My friend recently turned me on to this PBS online series called Black Folk Don’t and I’ve been astounded by these webisodes featuring interviews and perspectives from blacks on the subject of “what we don’t do.”
I’ve watched a few of them, starting with the first called: Black Folk Don’t Commit Suicide. This featured the late Don Cornelius and the reactions to his death. It turns out that not many of us know a black person that’s taken their life. But as the webisode shows, it clearly happens, it’s just under reported. We just don’t talk about it.
There are other serious Black Folk Don’t videos, like Have Eating Disorders, Go to the Doctor, and Do Atheism. But there are some videos that are more light-hearted and comical like Swim, Camp, or Do Yoga. I watched the Camping video and nodded in agreement. “Nope, I don’t go camping and that’s really okay with me.”

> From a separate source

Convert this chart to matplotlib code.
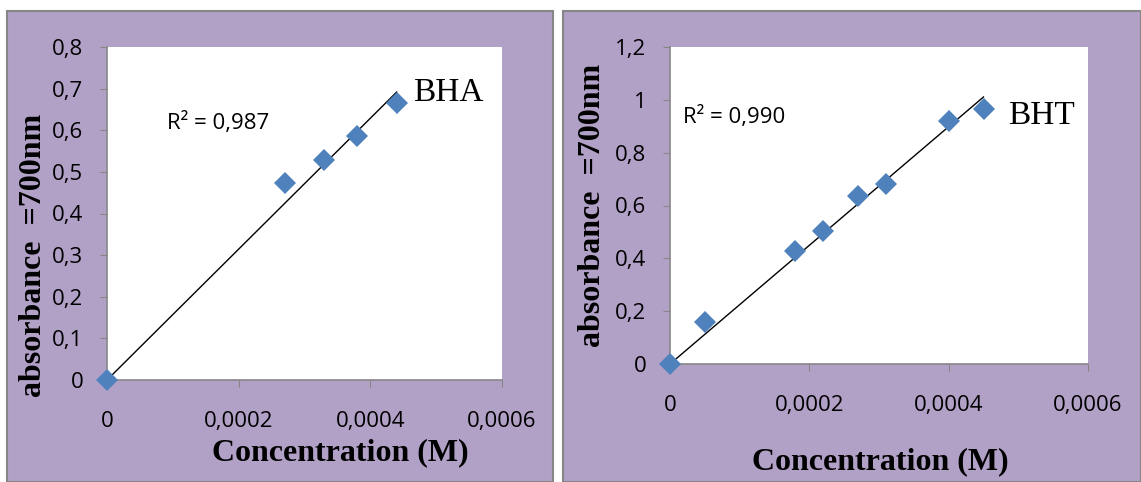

Of course a lot of these videos generalize blacks but I think by addressing these generalizations, director Angela Tucker, opens up an important dialogue about race that America so desperately needs. White people often wonder: “Why don’t blacks swim?” To that I must answer: “Well, there are a number of reasons.”
- Black women aren’t excited about getting their hair wet. If you’ve spent lots of time and lots of money styling it, why mess it up by jumping into a pool or into the ocean? If you’re still puzzled by this, you’ll have to read more about the history of black women and their hair.
- Some of us just don’t know how. If you don’t live in a place that’s near the water, how often are you going to go swimming or learn how to? Large populations of blacks live in urban settings where the city pool is the highlight of their swimming. There’s only so much swimming space to go around in a city pool.
- There’s historical context to consider as well. Blacks my parent’s age or older, might not have been allowed in a city pool before the Civil Rights Movement. This would prevent one from experiencing water or from learning.
I encourage you to watch these videos. They’re quite informative. They help understand why stereotypes shape a race and the truth behind these everyday perceptions we have. I’m a black woman who might not Camp but I do Yoga and I suppose I’m shattering perceptions of what it means to be black. How ’bout that?